>>>>>

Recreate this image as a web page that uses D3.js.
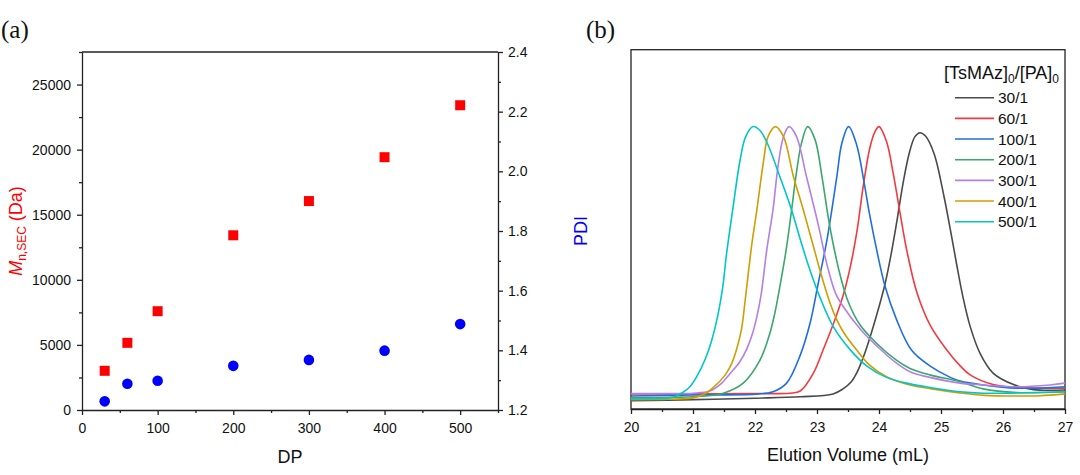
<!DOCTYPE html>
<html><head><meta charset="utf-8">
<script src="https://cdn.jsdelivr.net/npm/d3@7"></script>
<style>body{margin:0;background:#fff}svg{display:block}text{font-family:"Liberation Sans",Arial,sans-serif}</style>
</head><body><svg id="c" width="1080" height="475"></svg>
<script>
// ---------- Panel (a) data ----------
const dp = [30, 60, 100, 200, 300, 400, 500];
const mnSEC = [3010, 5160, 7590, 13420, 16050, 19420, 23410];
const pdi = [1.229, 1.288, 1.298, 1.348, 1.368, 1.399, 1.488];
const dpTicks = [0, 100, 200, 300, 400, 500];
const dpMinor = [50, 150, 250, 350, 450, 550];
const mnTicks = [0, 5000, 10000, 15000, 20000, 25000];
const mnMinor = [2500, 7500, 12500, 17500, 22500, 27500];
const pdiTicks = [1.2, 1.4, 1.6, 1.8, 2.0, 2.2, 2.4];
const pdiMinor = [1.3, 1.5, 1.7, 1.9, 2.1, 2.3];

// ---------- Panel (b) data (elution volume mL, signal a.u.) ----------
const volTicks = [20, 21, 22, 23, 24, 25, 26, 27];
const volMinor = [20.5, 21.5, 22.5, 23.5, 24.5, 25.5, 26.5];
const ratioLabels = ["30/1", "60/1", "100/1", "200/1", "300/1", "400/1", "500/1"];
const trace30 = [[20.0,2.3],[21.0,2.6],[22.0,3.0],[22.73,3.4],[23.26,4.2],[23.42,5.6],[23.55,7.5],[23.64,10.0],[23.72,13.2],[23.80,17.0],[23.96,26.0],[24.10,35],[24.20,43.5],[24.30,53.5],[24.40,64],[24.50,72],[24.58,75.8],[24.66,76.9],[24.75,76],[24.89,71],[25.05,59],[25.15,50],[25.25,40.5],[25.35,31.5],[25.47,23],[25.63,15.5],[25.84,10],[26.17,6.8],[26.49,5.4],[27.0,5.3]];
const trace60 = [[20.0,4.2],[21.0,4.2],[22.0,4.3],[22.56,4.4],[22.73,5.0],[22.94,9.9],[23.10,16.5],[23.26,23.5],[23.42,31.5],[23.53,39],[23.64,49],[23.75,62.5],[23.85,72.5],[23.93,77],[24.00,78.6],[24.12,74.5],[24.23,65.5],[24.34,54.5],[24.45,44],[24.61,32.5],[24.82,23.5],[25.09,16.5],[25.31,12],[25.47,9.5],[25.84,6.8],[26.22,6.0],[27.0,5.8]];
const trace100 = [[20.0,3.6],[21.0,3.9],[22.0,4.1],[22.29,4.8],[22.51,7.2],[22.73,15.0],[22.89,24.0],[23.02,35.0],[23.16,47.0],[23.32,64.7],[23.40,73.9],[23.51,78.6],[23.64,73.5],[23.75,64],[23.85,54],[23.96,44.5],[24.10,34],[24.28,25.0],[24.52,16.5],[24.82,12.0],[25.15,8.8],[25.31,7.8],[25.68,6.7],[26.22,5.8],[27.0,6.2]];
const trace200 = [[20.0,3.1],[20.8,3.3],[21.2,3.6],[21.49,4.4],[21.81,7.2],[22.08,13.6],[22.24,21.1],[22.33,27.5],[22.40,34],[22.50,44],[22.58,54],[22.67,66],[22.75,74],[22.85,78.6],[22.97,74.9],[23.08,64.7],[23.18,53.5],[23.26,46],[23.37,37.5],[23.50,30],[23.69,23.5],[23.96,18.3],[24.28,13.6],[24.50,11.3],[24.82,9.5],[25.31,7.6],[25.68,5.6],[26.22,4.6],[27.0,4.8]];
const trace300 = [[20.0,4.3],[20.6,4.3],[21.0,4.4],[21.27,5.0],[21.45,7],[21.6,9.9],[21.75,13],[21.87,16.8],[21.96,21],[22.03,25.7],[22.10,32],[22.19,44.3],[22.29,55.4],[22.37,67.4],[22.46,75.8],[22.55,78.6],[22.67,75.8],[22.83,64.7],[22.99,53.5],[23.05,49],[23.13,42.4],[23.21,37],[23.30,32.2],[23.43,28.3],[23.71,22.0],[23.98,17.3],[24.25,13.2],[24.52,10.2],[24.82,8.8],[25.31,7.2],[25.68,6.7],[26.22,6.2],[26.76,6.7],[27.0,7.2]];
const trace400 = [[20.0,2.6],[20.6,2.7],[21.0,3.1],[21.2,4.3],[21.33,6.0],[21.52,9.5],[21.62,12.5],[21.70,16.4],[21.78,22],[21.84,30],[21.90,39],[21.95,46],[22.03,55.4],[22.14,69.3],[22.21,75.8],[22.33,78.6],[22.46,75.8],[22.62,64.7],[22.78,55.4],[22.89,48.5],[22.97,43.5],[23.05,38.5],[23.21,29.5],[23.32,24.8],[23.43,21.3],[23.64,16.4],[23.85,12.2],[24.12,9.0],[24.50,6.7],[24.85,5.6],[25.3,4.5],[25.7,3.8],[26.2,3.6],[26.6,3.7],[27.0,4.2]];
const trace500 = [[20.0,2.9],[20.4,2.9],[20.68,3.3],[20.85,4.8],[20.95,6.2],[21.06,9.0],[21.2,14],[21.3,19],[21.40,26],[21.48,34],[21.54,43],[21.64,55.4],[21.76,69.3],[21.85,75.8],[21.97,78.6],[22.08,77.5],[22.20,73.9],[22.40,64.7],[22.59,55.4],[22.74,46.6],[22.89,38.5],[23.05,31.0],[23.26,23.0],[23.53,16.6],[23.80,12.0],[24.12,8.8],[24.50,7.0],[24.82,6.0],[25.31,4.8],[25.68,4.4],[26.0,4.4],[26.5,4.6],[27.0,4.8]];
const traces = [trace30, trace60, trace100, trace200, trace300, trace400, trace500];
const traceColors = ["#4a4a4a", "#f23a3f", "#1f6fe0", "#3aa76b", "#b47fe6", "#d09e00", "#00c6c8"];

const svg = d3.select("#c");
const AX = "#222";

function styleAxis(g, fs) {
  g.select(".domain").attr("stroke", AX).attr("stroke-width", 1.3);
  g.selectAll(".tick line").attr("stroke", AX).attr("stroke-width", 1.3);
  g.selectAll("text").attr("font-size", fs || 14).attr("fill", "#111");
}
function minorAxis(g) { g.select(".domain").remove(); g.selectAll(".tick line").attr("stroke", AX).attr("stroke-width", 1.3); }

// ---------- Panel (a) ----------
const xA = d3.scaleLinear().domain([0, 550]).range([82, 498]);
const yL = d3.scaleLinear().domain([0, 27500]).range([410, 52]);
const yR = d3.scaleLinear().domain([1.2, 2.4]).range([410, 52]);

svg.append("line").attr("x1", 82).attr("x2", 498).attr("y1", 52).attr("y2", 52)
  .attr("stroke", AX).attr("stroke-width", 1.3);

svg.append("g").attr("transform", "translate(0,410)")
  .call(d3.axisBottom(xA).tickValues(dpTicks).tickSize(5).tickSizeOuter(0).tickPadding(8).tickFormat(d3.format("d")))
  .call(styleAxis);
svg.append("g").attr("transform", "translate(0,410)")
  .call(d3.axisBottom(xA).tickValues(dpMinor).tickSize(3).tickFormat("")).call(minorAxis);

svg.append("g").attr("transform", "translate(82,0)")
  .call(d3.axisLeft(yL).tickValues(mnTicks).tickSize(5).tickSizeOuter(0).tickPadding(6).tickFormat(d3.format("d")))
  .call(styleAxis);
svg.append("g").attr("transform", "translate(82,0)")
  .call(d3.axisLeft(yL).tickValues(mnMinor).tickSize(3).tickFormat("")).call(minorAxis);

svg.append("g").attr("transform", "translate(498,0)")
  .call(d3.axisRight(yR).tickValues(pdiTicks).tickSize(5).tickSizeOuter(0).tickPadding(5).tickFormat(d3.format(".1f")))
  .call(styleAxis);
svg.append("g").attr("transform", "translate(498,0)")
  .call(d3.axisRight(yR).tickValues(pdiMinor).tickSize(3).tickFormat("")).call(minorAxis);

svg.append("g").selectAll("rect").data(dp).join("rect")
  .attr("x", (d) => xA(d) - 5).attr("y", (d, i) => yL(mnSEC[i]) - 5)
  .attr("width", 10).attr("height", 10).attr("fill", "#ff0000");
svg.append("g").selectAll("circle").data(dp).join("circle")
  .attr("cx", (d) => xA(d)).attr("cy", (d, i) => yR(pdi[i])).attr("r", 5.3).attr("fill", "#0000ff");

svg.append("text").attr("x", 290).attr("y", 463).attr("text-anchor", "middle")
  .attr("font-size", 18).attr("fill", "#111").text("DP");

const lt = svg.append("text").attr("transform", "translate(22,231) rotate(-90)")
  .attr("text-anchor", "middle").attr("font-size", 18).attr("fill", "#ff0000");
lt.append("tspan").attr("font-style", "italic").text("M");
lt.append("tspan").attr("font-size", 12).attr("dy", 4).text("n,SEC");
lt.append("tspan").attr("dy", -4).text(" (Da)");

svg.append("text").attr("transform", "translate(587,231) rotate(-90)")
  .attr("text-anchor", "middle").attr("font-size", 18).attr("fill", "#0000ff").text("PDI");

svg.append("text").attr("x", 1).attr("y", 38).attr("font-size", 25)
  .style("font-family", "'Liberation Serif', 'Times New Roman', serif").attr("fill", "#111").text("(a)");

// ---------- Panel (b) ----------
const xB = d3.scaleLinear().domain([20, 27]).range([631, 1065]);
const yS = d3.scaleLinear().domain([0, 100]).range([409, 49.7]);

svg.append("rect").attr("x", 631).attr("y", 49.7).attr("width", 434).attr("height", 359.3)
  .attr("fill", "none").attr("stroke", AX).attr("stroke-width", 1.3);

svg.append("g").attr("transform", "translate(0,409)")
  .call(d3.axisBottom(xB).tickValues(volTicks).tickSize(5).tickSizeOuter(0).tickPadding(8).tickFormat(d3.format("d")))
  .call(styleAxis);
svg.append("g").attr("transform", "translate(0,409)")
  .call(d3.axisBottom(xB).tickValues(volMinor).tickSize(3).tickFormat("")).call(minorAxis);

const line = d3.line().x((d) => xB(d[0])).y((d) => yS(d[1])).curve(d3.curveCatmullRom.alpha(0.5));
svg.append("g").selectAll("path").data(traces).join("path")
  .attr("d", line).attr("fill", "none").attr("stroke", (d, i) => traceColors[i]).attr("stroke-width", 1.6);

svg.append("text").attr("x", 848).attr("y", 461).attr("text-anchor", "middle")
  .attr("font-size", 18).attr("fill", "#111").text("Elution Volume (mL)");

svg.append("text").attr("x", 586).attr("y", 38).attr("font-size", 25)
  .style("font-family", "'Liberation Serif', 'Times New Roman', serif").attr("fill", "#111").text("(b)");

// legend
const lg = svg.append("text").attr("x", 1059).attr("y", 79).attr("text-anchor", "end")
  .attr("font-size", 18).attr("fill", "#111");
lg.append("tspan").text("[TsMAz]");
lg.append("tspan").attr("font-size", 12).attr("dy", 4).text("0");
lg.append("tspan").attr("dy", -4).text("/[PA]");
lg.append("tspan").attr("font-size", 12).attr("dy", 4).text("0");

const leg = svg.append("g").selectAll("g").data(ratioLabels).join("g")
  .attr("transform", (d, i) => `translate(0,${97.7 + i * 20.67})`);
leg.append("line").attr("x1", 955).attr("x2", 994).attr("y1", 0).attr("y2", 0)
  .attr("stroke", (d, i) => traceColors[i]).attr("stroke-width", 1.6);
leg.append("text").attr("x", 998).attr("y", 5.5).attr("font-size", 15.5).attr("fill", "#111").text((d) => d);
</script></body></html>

<<<<<
>>>>>

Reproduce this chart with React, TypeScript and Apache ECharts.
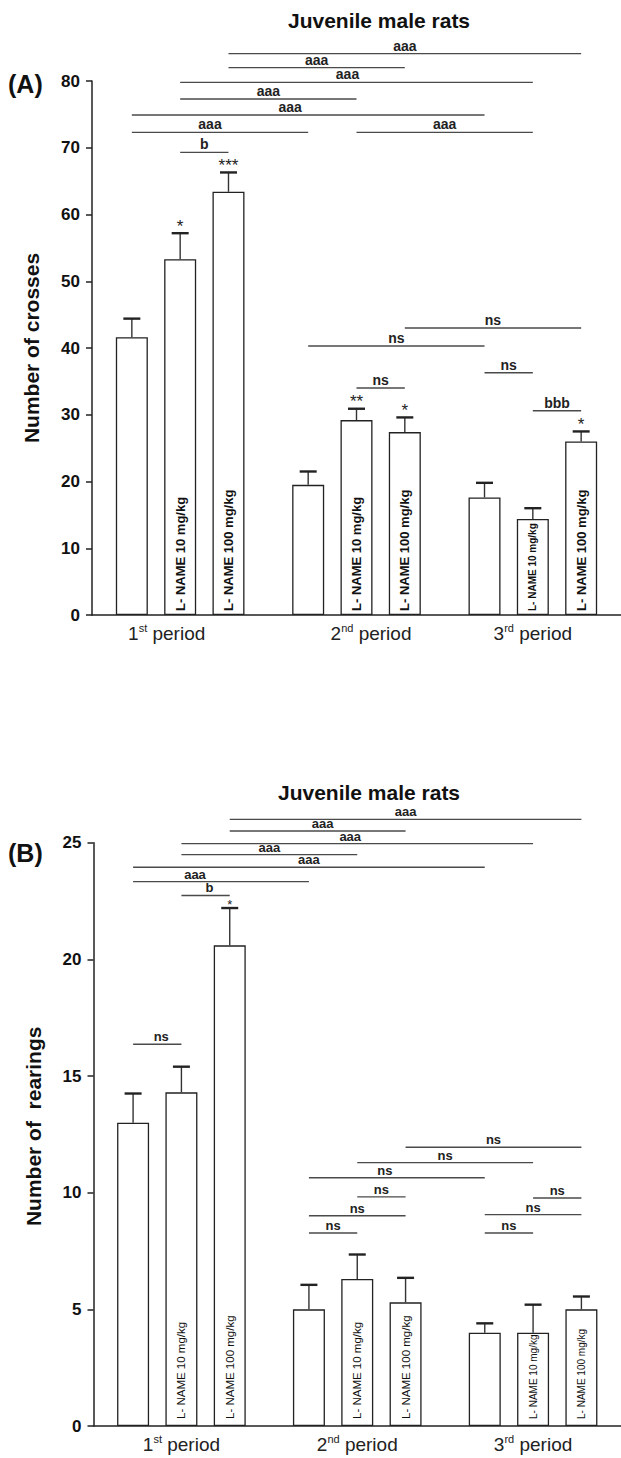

<<<<<

= Work instructions =
Make an exact copy of the lines from the one containing "Recreate this image" to the one containing "const pdiMinor = [1.3, 1.5, 1.7, 1.9, 2.1, 2.3];", keeping both and leaving out every picture.

= Exercise result =
Recreate this image as a web page that uses D3.js.
<!DOCTYPE html>
<html><head><meta charset="utf-8">
<script src="https://cdn.jsdelivr.net/npm/d3@7"></script>
<style>body{margin:0;background:#fff}svg{display:block}text{font-family:"Liberation Sans",Arial,sans-serif}</style>
</head><body><svg id="c" width="1080" height="475"></svg>
<script>
// ---------- Panel (a) data ----------
const dp = [30, 60, 100, 200, 300, 400, 500];
const mnSEC = [3010, 5160, 7590, 13420, 16050, 19420, 23410];
const pdi = [1.229, 1.288, 1.298, 1.348, 1.368, 1.399, 1.488];
const dpTicks = [0, 100, 200, 300, 400, 500];
const dpMinor = [50, 150, 250, 350, 450, 550];
const mnTicks = [0, 5000, 10000, 15000, 20000, 25000];
const mnMinor = [2500, 7500, 12500, 17500, 22500, 27500];
const pdiTicks = [1.2, 1.4, 1.6, 1.8, 2.0, 2.2, 2.4];
const pdiMinor = [1.3, 1.5, 1.7, 1.9, 2.1, 2.3];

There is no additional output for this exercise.